Hopefully, there are some good code examples on how to insert a record based on line number into the destination file.
You can't insert contents into a middle of the file (i.e., without overwriting what was previously there); I'm not aware of production-level filesystems that support it.
I think the question is more about implementation rather than specific algorithms, specifically, handling very large datasets.
Suppose the source file has 2^32 lines of data. What would be an efficent way to sort the data.
Here's how I'd do it:
Parse the source file and extract the following information: sort key, offset of line in file, length of line. This information is written to another file. This produces a dataset of fixed size elements that is easy to index, call it the index file.
Use a modified merge sort.

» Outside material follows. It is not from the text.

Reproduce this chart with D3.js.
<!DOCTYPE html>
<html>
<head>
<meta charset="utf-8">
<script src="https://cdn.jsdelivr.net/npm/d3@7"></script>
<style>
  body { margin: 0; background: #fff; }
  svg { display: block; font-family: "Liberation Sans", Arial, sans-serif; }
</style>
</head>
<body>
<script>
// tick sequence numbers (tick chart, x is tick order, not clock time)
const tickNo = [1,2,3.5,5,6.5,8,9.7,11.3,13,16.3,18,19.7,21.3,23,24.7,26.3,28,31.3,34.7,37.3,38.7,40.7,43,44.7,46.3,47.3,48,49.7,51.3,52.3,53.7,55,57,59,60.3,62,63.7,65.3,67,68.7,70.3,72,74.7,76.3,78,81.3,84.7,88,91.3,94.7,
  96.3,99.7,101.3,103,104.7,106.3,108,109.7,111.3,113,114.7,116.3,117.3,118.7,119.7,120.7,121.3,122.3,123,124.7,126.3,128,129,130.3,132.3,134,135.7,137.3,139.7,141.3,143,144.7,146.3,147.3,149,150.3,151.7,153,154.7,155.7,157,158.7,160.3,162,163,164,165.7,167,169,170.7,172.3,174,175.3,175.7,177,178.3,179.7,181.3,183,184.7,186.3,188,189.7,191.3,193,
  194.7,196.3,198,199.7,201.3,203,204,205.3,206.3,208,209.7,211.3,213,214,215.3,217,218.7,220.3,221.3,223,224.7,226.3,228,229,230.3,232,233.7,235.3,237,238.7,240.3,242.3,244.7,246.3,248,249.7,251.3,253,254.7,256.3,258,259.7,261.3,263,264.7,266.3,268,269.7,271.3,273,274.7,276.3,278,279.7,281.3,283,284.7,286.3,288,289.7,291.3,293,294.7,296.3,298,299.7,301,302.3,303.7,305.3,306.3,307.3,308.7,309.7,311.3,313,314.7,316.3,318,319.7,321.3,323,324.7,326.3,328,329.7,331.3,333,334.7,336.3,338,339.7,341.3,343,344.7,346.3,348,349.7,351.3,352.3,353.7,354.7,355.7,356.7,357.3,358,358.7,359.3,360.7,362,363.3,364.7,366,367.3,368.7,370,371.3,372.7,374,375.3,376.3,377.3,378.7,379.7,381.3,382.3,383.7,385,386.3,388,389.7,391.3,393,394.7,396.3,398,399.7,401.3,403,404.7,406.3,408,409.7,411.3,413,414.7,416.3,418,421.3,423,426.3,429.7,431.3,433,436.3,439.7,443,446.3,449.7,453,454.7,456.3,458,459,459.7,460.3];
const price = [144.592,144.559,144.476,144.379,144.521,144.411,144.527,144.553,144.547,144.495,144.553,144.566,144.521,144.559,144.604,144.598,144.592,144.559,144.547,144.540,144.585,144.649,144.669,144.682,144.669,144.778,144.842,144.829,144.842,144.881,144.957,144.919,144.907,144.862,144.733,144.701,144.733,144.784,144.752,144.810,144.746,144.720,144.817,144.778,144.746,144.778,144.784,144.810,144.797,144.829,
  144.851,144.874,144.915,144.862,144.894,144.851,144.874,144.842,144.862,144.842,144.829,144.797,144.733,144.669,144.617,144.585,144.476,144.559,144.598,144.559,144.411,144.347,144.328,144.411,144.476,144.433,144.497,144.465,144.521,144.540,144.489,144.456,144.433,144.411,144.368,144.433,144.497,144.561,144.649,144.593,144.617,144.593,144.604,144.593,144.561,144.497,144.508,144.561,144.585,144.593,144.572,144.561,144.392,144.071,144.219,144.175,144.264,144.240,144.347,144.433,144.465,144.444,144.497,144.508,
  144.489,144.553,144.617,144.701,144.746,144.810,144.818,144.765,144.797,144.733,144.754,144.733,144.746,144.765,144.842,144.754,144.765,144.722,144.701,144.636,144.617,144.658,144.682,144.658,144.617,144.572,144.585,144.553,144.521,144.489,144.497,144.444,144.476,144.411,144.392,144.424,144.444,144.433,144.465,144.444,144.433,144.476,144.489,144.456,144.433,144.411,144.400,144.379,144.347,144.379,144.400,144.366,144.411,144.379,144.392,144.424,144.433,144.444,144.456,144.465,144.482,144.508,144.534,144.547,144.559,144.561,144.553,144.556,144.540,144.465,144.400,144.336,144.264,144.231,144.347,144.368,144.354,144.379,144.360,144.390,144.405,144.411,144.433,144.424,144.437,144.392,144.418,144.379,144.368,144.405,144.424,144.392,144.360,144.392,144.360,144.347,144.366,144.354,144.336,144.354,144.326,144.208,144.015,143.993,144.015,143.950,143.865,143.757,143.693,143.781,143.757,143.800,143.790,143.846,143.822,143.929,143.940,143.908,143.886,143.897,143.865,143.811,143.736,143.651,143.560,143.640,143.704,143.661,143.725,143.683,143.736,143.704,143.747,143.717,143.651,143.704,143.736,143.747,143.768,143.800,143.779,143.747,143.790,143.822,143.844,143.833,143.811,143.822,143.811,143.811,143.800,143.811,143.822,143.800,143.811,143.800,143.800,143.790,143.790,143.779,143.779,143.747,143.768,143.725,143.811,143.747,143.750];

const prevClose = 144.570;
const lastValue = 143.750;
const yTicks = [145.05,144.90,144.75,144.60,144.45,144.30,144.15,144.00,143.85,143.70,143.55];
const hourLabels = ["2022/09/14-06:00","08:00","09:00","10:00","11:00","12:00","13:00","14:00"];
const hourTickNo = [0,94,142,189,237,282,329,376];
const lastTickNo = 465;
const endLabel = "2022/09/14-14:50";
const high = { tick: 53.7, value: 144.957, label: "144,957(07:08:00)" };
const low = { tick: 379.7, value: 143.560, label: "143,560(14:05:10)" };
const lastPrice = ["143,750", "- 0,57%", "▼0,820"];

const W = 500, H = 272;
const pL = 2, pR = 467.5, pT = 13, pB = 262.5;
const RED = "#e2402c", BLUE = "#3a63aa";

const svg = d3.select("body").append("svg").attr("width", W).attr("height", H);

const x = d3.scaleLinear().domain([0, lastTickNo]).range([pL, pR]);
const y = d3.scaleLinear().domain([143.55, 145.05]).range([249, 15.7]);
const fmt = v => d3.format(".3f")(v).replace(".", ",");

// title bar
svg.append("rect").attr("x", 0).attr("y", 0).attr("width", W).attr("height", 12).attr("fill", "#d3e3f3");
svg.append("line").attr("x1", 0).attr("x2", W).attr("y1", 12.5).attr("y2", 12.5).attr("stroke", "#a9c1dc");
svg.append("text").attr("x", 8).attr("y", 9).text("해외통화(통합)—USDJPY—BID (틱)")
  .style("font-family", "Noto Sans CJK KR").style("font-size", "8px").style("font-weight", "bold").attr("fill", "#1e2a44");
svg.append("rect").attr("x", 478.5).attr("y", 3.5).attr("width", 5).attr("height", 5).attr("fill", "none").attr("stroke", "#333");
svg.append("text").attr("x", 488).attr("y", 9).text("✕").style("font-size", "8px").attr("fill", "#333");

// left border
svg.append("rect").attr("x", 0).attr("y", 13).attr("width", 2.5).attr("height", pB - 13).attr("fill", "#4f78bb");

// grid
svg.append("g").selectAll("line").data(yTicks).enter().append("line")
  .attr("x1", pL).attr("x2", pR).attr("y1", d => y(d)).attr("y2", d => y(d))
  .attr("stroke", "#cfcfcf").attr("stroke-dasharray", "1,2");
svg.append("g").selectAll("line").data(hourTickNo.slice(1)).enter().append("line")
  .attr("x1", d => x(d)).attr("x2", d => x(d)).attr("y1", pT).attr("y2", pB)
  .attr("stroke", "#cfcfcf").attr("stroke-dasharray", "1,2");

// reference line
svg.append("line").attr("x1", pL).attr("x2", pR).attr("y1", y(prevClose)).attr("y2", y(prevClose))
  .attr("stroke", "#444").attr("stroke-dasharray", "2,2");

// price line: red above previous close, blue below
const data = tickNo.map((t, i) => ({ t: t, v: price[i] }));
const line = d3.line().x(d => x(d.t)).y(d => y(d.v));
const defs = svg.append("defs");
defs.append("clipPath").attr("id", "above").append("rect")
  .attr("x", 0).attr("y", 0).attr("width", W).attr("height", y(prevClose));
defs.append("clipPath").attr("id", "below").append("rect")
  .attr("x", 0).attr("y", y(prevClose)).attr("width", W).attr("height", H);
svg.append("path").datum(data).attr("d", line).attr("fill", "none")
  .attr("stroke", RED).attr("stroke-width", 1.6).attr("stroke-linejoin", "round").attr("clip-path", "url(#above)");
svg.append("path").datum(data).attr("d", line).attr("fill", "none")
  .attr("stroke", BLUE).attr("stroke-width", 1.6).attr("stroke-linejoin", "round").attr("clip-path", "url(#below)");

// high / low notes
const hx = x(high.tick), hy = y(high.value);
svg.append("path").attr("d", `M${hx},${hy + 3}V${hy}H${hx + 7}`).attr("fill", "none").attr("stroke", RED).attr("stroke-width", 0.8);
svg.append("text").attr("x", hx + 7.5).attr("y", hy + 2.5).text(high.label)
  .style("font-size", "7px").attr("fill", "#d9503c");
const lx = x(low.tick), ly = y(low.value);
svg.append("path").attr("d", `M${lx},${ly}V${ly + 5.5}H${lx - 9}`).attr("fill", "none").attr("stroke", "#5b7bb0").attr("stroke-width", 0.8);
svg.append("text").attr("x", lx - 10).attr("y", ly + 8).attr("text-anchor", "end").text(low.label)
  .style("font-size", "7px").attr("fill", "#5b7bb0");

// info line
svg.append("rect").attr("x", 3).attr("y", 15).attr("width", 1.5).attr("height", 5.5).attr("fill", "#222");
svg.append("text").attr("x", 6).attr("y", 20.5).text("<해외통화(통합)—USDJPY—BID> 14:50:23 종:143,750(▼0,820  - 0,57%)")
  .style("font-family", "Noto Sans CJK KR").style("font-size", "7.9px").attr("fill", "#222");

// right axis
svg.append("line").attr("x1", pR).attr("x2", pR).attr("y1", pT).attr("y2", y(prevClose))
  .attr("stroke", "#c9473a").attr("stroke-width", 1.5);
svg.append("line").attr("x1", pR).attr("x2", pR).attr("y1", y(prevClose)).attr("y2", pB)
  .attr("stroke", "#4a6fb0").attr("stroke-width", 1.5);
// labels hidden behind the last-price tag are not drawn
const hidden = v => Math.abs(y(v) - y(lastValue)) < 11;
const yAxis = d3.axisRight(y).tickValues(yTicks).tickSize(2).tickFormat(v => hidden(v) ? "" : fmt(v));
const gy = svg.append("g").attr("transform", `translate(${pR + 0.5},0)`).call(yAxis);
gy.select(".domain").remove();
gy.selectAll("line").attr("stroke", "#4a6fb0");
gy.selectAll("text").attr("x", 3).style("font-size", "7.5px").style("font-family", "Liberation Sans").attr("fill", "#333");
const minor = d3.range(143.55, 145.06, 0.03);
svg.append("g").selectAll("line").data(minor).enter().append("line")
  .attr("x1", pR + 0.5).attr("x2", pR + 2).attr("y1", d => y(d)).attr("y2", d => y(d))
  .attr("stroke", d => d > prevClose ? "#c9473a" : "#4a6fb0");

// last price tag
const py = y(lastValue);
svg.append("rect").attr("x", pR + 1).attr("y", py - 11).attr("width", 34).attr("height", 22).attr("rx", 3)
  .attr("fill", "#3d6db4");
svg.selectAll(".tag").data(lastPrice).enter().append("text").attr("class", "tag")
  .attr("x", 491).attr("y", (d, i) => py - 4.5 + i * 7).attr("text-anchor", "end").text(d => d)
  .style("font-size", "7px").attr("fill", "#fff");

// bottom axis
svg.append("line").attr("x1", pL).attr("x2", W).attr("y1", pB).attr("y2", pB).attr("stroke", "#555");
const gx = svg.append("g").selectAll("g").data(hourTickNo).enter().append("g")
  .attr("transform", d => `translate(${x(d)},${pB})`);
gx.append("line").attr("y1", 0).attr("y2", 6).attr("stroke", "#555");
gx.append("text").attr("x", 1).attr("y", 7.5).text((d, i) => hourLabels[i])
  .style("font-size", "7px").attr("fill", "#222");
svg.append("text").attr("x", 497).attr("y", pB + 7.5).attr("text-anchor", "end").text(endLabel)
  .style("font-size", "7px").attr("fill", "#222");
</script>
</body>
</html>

Recursively divide the index file until the number of elements to sort has reached some minimum amount - true merge sort recurses to 1 or 0 elements, I suggest stopping at 1024 or something, this will need fine tuning. Load the block of data from the index file into memory and perform a quicksort on it and then write the data back to disk.
Perform the merge on the index file. This is tricky, but can be done like this: load a block of data from each source (1024 entries, say). Merge into a temporary output file and write. When a block is emptied, refill it. When no more source data is found, read the temporary file from the start and overwrite the two parts being merged - they should be adjacent. Obviously, the final merge doesn't need to copy the data (or even create a temporary file). Thinking about this step, it is probably possible to set up a naming convention for the merged index files so that the data doesn't need to overwrite the unmerged data (if you see what I mean).
Read the sorted index file and pull out from the source file the line of data and write to the result file.
It certainly won't be quick with all that file reading and writing, but is should be quite efficient - the real killer is the random seeking of the source file in the final step. Up to that point, the disk access is usually linear and should therefore be reasonably efficient.